Children's Emergency Fund
New Deluge of Rain with Potential Landslides and Flash Flooding Threaten Families in Southern Thailand
FAIRFIELD, Conn. (January 23, 2017) — Torrential rainfall has been forecast for Thailand’s southern provinces over the next 48 hours, adding to the challenges faced by more than 1.1 million people already affected by the deadly flooding that started almost two months ago.
Thailand’s Meteorological Department issued the warning today, saying there was a risk of flash flooding, landslides and storm surges up until Wednesday night. Waves of up to nine feet are predicted in the lower Gulf of Thailand, with all ships warned to take caution.
"The floods have already had a huge impact on more than 1 million people in Thailand, and now many of the worst affected communities are facing another dangerous deluge of rain," Save the Children’s Interim Country Director in Thailand, Kim Koch, said.
"A lot of families are struggling to get back on their feet after having watched their homes being badly damaged, their clothes and personal items ruined and their food stocks destroyed. These new rains are worrying as they will potentially cause even more destruction."

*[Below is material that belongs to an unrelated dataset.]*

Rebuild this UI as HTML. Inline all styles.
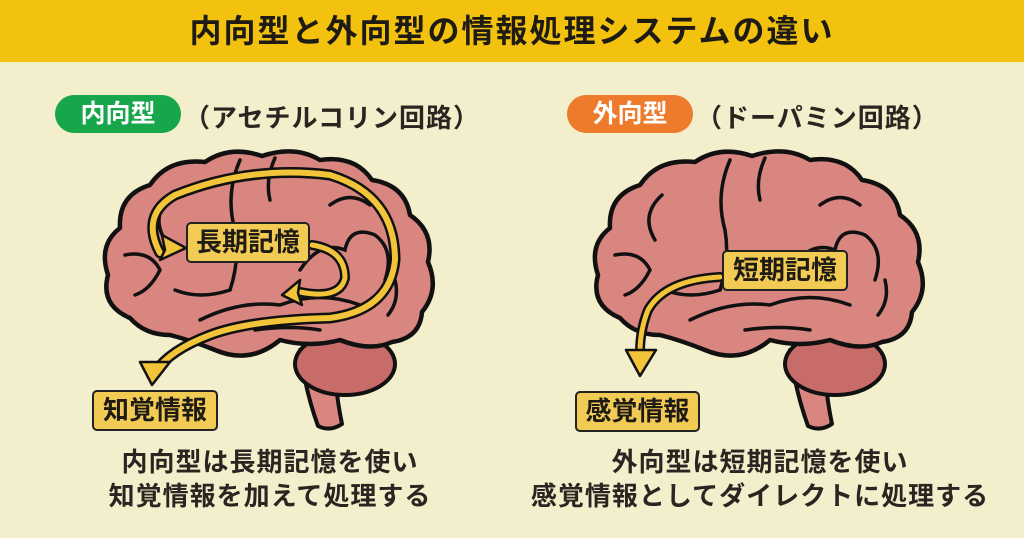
<!DOCTYPE html>
<html><head><meta charset="utf-8"><style>
body{margin:0;width:1024px;height:538px;overflow:hidden;background:#f3efcc;font-family:"Liberation Sans","Noto Sans CJK JP",sans-serif;}
.hdr{position:absolute;left:0;top:0;width:1024px;height:62px;background:#f3c20f;text-align:center;line-height:62px;font-size:32px;font-weight:bold;color:#1e1a14;letter-spacing:2px}
.pill{position:absolute;height:38px;border-radius:19px;color:#fff;font-size:25px;font-weight:bold;line-height:38px;text-align:center}
.t{position:absolute;font-size:26px;font-weight:bold;color:#2a2520;white-space:nowrap;letter-spacing:1px}
.lab{position:absolute;background:#f2cb55;border:2.5px solid #222;border-radius:5px;font-size:26px;font-weight:bold;color:#1e1a14;text-align:center;box-sizing:border-box}
.cap{position:absolute;font-size:26px;font-weight:bold;color:#2a2520;text-align:center;white-space:nowrap;line-height:34px;letter-spacing:1px}
</style></head><body>
<div class="hdr">内向型と外向型の情報処理システムの違い</div>
<div class="pill" style="left:55px;top:95px;width:126px;background:#17a64a">内向型</div>
<div class="t" style="left:184px;top:98px">（アセチルコリン回路）</div>
<div class="pill" style="left:567px;top:95px;width:126px;background:#ee7a2b">外向型</div>
<div class="t" style="left:696px;top:98px">（ドーパミン回路）</div>
<svg width="1024" height="538" style="position:absolute;left:0;top:0">
<defs>
<g id="brain">
<path d="M300,350 Q305,390 318,426 Q330,432 342,424 Q336,395 335,370 Z" fill="#d98580" stroke="#111" stroke-width="4" stroke-linejoin="round"/>
<ellipse cx="345" cy="364" rx="50" ry="31" fill="#c86c6a" stroke="#111" stroke-width="4"/>
<path d="M130,318 Q100,305 108,275 Q98,245 120,228 Q118,195 150,185 Q168,158 205,162 Q230,145 262,156 Q295,145 320,160 Q355,155 372,180 Q405,185 410,215 Q435,232 428,262 Q440,290 422,312 Q420,338 392,342 Q370,352 340,340 Q310,348 280,340 Q250,365 215,350 Q190,340 170,335 Q145,335 130,318 Z" fill="#d98580" stroke="#111" stroke-width="4.5" stroke-linejoin="round"/>
<g fill="none" stroke="#111" stroke-width="3.5" stroke-linecap="round">
<path d="M240,160 Q225,195 235,230 Q240,260 230,290"/>
<path d="M275,158 Q265,180 270,200"/>
<path d="M172,195 Q150,215 165,240"/>
<path d="M125,255 Q150,250 160,270 Q150,290 135,295"/>
<path d="M175,290 Q200,300 230,290"/>
<path d="M200,320 Q240,300 280,305 Q320,290 360,305"/>
<path d="M255,330 Q290,325 320,330"/>
<path d="M300,270 Q320,240 345,250 Q350,225 375,235 Q395,250 385,280"/>
<path d="M395,280 Q400,300 388,315"/>
<path d="M330,205 Q350,190 370,205"/>
</g>
</g>
</defs>
<use href="#brain"/>
<use href="#brain" transform="translate(490,0)"/>
<g fill="none" stroke-linecap="round">
<path d="M160,253 Q140,215 175,195 Q250,165 330,175 Q395,195 395,260 Q390,310 330,318 Q250,320 210,335 Q170,350 155,372" stroke="#111" stroke-width="11"/>
<path d="M160,253 Q140,215 175,195 Q250,165 330,175 Q395,195 395,260 Q390,310 330,318 Q250,320 210,335 Q170,350 155,372" stroke="#f2c43a" stroke-width="6"/>
<path d="M312,245 Q345,250 345,278 Q340,300 300,292" stroke="#111" stroke-width="10"/>
<path d="M312,245 Q345,250 345,278 Q340,300 300,292" stroke="#f2c43a" stroke-width="5"/>
<path d="M720,277 Q665,280 648,310 Q640,330 640,352" stroke="#111" stroke-width="10"/>
<path d="M720,277 Q665,280 648,310 Q640,330 640,352" stroke="#f2c43a" stroke-width="5"/>
</g>
<g fill="#f2c43a" stroke="#111" stroke-width="2.5" stroke-linejoin="round">
<polygon points="162,235 186,248 160,260 165,250"/>
<polygon points="140,362 170,362 152,385"/>
<polygon points="300,280 282,295 302,305 298,293"/>
<polygon points="626,350 656,350 640,376"/>
</g>
</svg>
<div class="lab" style="left:186px;top:222px;width:124px;height:41px;line-height:36px">長期記憶</div>
<div class="lab" style="left:92px;top:390px;width:126px;height:41px;line-height:36px">知覚情報</div>
<div class="lab" style="left:722px;top:250px;width:126px;height:41px;line-height:36px">短期記憶</div>
<div class="lab" style="left:575px;top:391px;width:125px;height:41px;line-height:36px">感覚情報</div>
<div class="cap" style="left:20px;width:500px;top:445px">内向型は長期記憶を使い<br>知覚情報を加えて処理する</div>
<div class="cap" style="left:510px;width:500px;top:445px">外向型は短期記憶を使い<br>感覚情報としてダイレクトに処理する</div>
</body></html>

At least 40 people have died in twelve provinces in Thailand’s south that have been affected by the flooding that started on December 1, 2016, and more than 500,000 homes either damaged or destroyed.
"We’re particularly concerned about the impact the flooding is having on children, as experiencing this kind of longer-term disaster can be frightening for them," added Ms. Koch. "It’s really important that we get children back to school as soon as possible, and that parents, teachers and other community members look out for children who might be distressed or traumatized because of the floods."
Save the Children has already distributed hundreds of food packages to some of the most affected and hard-to-reach families. Save the Children has been operating in Thailand since 1984, supporting vulnerable children and families in education, child protection, health and nutrition, disaster risk reduction and humanitarian response.
The international aid organization, which works in eight of the 12 flood-affected provinces, will also distribute basic hygiene items like diapers and sanitary napkins, and education materials, as well as providing cash assistance so people can buy basic necessities like clean clothes, and replace any damaged household items, while also carrying out child protection activities.
"We’re working closely with the government, other aid organizations and the communities themselves to make sure affected families can fully recover from the flooding as quickly as possible," Ms. Koch said.